A Spatial Data Science Approach to Adaptive Transit Pricing
Belgium’s public transit operates on fixed fares, failing to account for real-time demand fluctuations.
This results in overcrowding during peak hours, underutilized off-peak services, and limited incentives for passengers to adjust their travel behavior.
Can dynamic, data-driven pricing create a more efficient, balanced transit system?
We designed an adaptive fare pricing dashboard using Belgian transit open data, optimizing UX with real-time fare adjustments, demand forecasting, and equitable pricing insights.
Goals
Increase operational efficiency in public transport.
Use pricing incentives to shape commuter behavior.
Ensure equitable, data-driven policy decisions for urban mobility.
This project highlights the intersection of spatial data science, behavioral economics, and design thinking—demonstrating how cities can move toward smarter, more adaptable transit systems.
How does it work?
Using a multinomial logistic regression model, train occupancy is predicted at high, medium, and low levels.
Ticket prices are dynamically adjusted based on train occupancy:
Lower occupancy results in lower ticket prices.
Transit riders can view projected train occupancy and corresponding dtnamic prices within the app.

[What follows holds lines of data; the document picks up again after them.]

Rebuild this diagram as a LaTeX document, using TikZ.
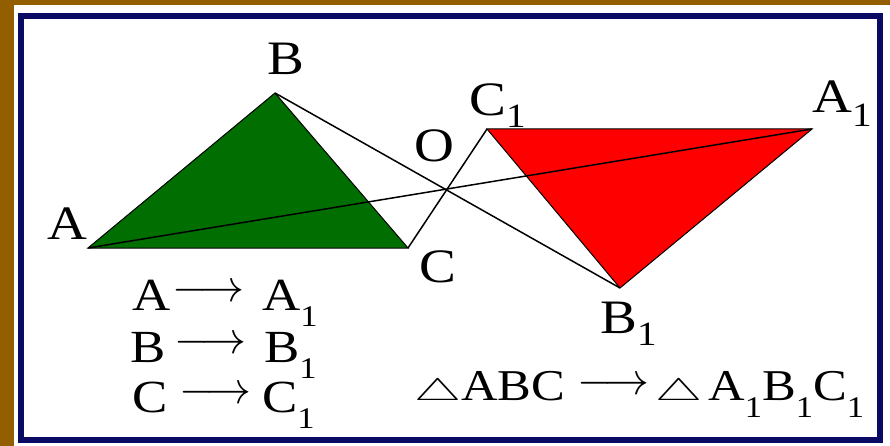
\documentclass[tikz,border=0pt]{standalone}
\usepackage{fontspec}
\usepackage{graphicx}
\setmainfont{Liberation Serif}
\definecolor{bgbrown}{RGB}{146,94,0}
\definecolor{framenavy}{RGB}{10,10,100}
\definecolor{trigreen}{RGB}{0,110,0}
\definecolor{trired}{RGB}{255,0,0}
\newcommand{\sone}[2]{\raisebox{-#2pt}{\fontsize{#1}{#1}\selectfont 1}}
\newcommand{\widetxt}[1]{\scalebox{1.15}[1]{#1}}
\newcommand{\tri}{\scalebox{5.3}[3.1]{\fontsize{10}{10}\selectfont$\triangle$}}
\newcommand{\larr}[1]{\raisebox{#1pt}{\scalebox{4.5}{\fontsize{10}{10}\selectfont$\longrightarrow$}}}
\begin{document}
\begin{tikzpicture}[x=1pt,y=-1pt,
  lbl/.style={anchor=base west, inner sep=0pt, font=\fontsize{48}{48}\selectfont},
  row/.style={anchor=base west, inner sep=0pt, font=\fontsize{46}{46}\selectfont},
  ray/.style={draw=black, line width=1.5pt},
  edge/.style={draw=black, line width=1pt, line join=miter}]
\fill[bgbrown] (0,0) rectangle (890,446);
\useasboundingbox (0,0) rectangle (890,446);
\fill[white] (14,5) rectangle (890,446);
\draw[framenavy, line width=6pt] (20.5,16.5) rectangle (880,440);
% vertices
\coordinate (A) at (88,248);
\coordinate (B) at (275,93);
\coordinate (C) at (408,248);
\coordinate (A1) at (812,129);
\coordinate (B1) at (620,288);
\coordinate (C1) at (487,129);
% triangles
\path[edge, fill=trigreen] (A) -- (B) -- (C) -- cycle;
\path[edge, fill=trired] (C1) -- (A1) -- (B1) -- cycle;
% rays through O
\draw[ray] (A) -- (A1);
\draw[ray] (B) -- (B1);
\draw[ray] (C) -- (C1);
% vertex labels
\node[lbl] (lB) at (267,75) {\widetxt{B}};
\node[lbl] (lA) at (47,240) {\widetxt{A}};
\node[lbl] (lC) at (419,282) {\widetxt{C}};
\node[lbl] (lO) at (414,162) {\widetxt{O}};
\node[lbl] (lC1) at (469,116) {\widetxt{C\sone{34}{12}}};
\node[lbl] (lA1) at (812,113) {\widetxt{A\sone{34}{14}}};
\node[lbl] (lB1) at (600,333) {\widetxt{B\sone{34}{12}}};
% correspondence rows
\node[row] (rA) at (132,310) {\widetxt{A}};
\node[row] (aA) at (172,310) {\larr{9}};
\node[row] (tA) at (262,310) {\widetxt{A\sone{30}{16}}};
\node[row] (rB) at (130,362) {\widetxt{B}};
\node[row] (aB) at (174,362) {\larr{9}};
\node[row] (tB) at (264,362) {\widetxt{B\sone{30}{16}}};
\node[row] (rC) at (132,412) {\widetxt{C}};
\node[row] (aC) at (179,412) {\larr{9}};
\node[row] (tC) at (262,412) {\widetxt{C\sone{30}{16}}};
% triangle mapping
\node[row] (t1) at (414,400) {\tri};
\node[row, font=\fontsize{44}{44}\selectfont] (abc) at (461,400) {\widetxt{ABC}};
\node[row] (am) at (577,400) {\larr{6}};
\node[row] (t2) at (655,400) {\tri};
\node[row, font=\fontsize{44}{44}\selectfont] (a1b1c1) at (708,400)
  {\widetxt{A\sone{30}{17}B\sone{30}{17}C\sone{30}{17}}};
\end{tikzpicture}
\end{document}
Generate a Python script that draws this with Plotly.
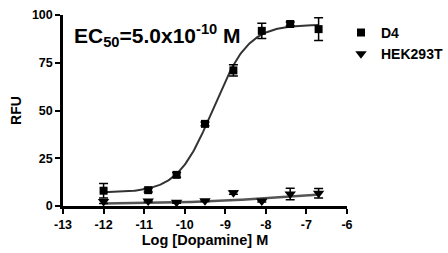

higher prices discourage overcrowding by encouraging riders to opt for less crowded trains, effectively resdistributing passenger loads.
Discover
Occupancy (high, medium, low)
Weather (temperature, precipitation and wind gusts)
Stations (locations, names, average stop times)
Engineered features: time lags, spatial lags and space time lags
Validation
Tested across regions, income groups, and population density for generalizability.
Performed well in urban areas, with slight under performance in low-income rural regions
Feature Importance
Top predictors: Hour of the day, spatial lag and teamperature.
Temporal and spatial interactions significantly influenced predictions.
How did the model do?
The model achieved 67% accuracy, performing well at predicting low and high occupancy levels but requiring refinements for mid-range cases.
Peak-hour trends, spatial demand shifts, and temperature effects were the strongest predictors.
Accuracy was highest in urban, high-density areas, aligning with known ridership behaviors.
While time-of-day remained dominant, incorporating real-time sensor data could improve short-term forecasting.
Next Steps & Future Applications
Real-time integration of IoT-based train occupancy sensors for more responsive pricing.
Pilot studies and behavioral research to assess commuter responses to dynamic pricing.
Transparent pricing interfaces to ensure public trust and ease of adoption.
Why This Matters
Fair Fare showcases how spatial intelligence and predictive analytics can drive smarter transit planning. Dynamic pricing, when paired with real-time data and user-centered design, can help build a great tool for people and agencies.